Rapp Votes in Favor of First-Ever State Budget
7/5/2011

Applauds final 2011-12 state budget for fiscal responsibility, unprecedented public education investment and providing mandate relief to save school districts up to $500,000 

For the first-time since taking office in 2005, Rep. Kathy Rapp (R-Warren/Forest/McKean) voted in favor of the final 2011-12 state budget (House Bill 1485) last week. 

“After rejecting six consecutive unsustainable Rendell state budgets, I am pleased to support the 2011-12 state budget because it succeeds in not increasing the tax burden on Pennsylvania’s working citizens and job creators, while restoring $100 million for Accountability Block Grants that are extremely important to the rural school districts I represent to spend as they see fit on pre-K, all-day kindergarten and after-school tutoring programs,” said Rapp.   “It also benefits our regional Higher Education Council by increasing funding to the State System of Higher Education, state-related universities and community colleges to $1.6 billion.” 
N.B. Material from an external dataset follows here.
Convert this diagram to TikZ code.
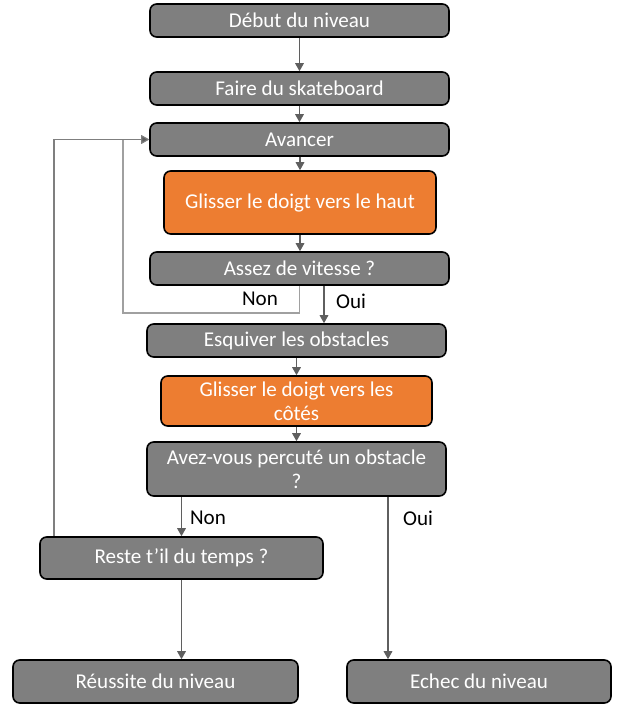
\documentclass[tikz,border=0pt]{standalone}
\usepackage{fontspec}
\setmainfont{Carlito}
\usetikzlibrary{arrows.meta}
\definecolor{boxgray}{HTML}{7F7F7F}
\definecolor{boxorange}{HTML}{ED7D31}
\definecolor{linegray}{HTML}{5F5F5F}
\definecolor{loopgray}{HTML}{A0A0A0}
\tikzset{
  bx/.style 2 args={draw=black, line width=1.2pt, rounded corners=5pt,
    minimum width=#1*0.75pt, minimum height=#2*0.75pt, inner sep=2pt,
    text=white, align=center, font=\fontsize{15.8}{18}\selectfont},
  gbox/.style={fill=boxgray},
  obox/.style={fill=boxorange},
  arr/.style={draw=linegray, line width=0.8pt, -{Triangle[width=6.5pt,length=6pt]}},
  looparr/.style={draw=loopgray, line width=0.8pt, -{Triangle[width=6.5pt,length=6pt,fill=linegray]}},
  lbl/.style={text=black, font=\fontsize{15.8}{18}\selectfont, inner sep=0pt}
}
\begin{document}
\begin{tikzpicture}[x=0.75pt, y=-0.75pt]
\useasboundingbox (0,0) rectangle (628,720);
\node[bx={299}{33}, gbox] (n1) at (299.5,20.5) {Début du niveau};
\node[bx={299}{33}, gbox] (n2) at (299.5,88.5) {Faire du skateboard};
\node[bx={299}{33}, gbox] (n3) at (299.5,139.5) {Avancer};
\node[bx={272}{63}, obox] (n4) at (300,202.5) {Glisser le doigt vers le haut};
\node[bx={299}{33}, gbox] (n5) at (299.5,268.5) {Assez de vitesse ?};
\node[bx={299}{33}, gbox] (n6) at (296.5,340.5) {Esquiver les obstacles};
\node[bx={271}{50}, obox] (n7) at (296.5,401) {Glisser le doigt vers les\\côtés};
\node[bx={299}{54}, gbox] (n8) at (296.5,469) {Avez-vous percuté un obstacle\\?};
\node[bx={283}{42}, gbox] (n9) at (181.5,558) {Reste t’il du temps ?};
\node[bx={285}{43}, gbox] (n10) at (155.5,681.5) {Réussite du niveau};
\node[bx={264}{43}, gbox] (n11) at (479,681.5) {Echec du niveau};

\coordinate (xoui) at (324,0);
\coordinate (xoui2) at (388,0);
\coordinate (cnon) at (123,313);
\coordinate (xloop) at (54,0);

\draw[arr] (n1.south) -- (n2.north);
\draw[arr] (n2.south) -- (n3.north);
\draw[arr] (n3.south -| n4.north) -- (n4.north);
\draw[arr] (n4.south) -- (n5.north -| n4.south);
\draw[looparr] (n5.south) |- (cnon) |- (n3.west);
\draw[arr] (n5.south -| xoui) -- (n6.north -| xoui);
\draw[arr] (n6.south) -- (n7.north);
\draw[arr] (n7.south) -- (n8.north);
\draw[arr] (n8.south -| n9.north) -- (n9.north);
\draw[arr] (n8.south -| xoui2) -- (n11.north -| xoui2);
\draw[arr] (n9.south) -- (n10.north -| n9.south);
\draw[draw=linegray!80, line width=0.8pt, -{Triangle[width=6.5pt,length=6pt,fill=linegray]}] (n9.north -| xloop) |- (n3.west);

\node[lbl] (lnon1) at (260,299) {Non};
\node[lbl] (loui1) at (351,301) {Oui};
\node[lbl] (lnon2) at (208,518) {Non};
\node[lbl] (loui2) at (418,518) {Oui};
\end{tikzpicture}
\end{document}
Containing no tax increases, no new borrowing and totaling $27.1 billion, which is slightly lower than the original $27.3 billion spending limit set by Gov. Tom Corbett’s March budget proposal, specific 2011-12 state budget details include:   

  • $1.17 billion (4.1 percent) spending reduction from the 2010-11 state budget.   Passage of the 2011-12 state budget represents only the third time in nearly 40 years that state government will be spending less than the previous fiscal year. 
  • $404 million in House Republican proposed reductions to the governor’s originally proposed Department of Welfare (DPW) budget.    DPW will receive $10.5 billion under the new General Fund budget. 
  • Restoration of the Capital Stock and Franchise Tax phase-out to provide Pennsylvania’s job creators with approximately $70 million in needed tax relief.  
  • Elimination of nearly 100 wasteful, non-essential or duplicative line-items and government programs. 
  • Absolutely zero-funding for so-called WAMs or “walking around money” previously made available to the governor, Legislature and politically connected special interests. 
  • More than 34 percent of total budget spending goes to PreK-12 education—the $5.35 billion basic education subsidy represents the single largest investment of state tax dollars for public education in state history.  

Rapp is especially pleased that her legislation to temporarily lift the public education mandate requiring professional development for certified school teachers and administrators (House Bill 1363) was incorporated into the 2011-12 state budget’s education omnibus amendment. 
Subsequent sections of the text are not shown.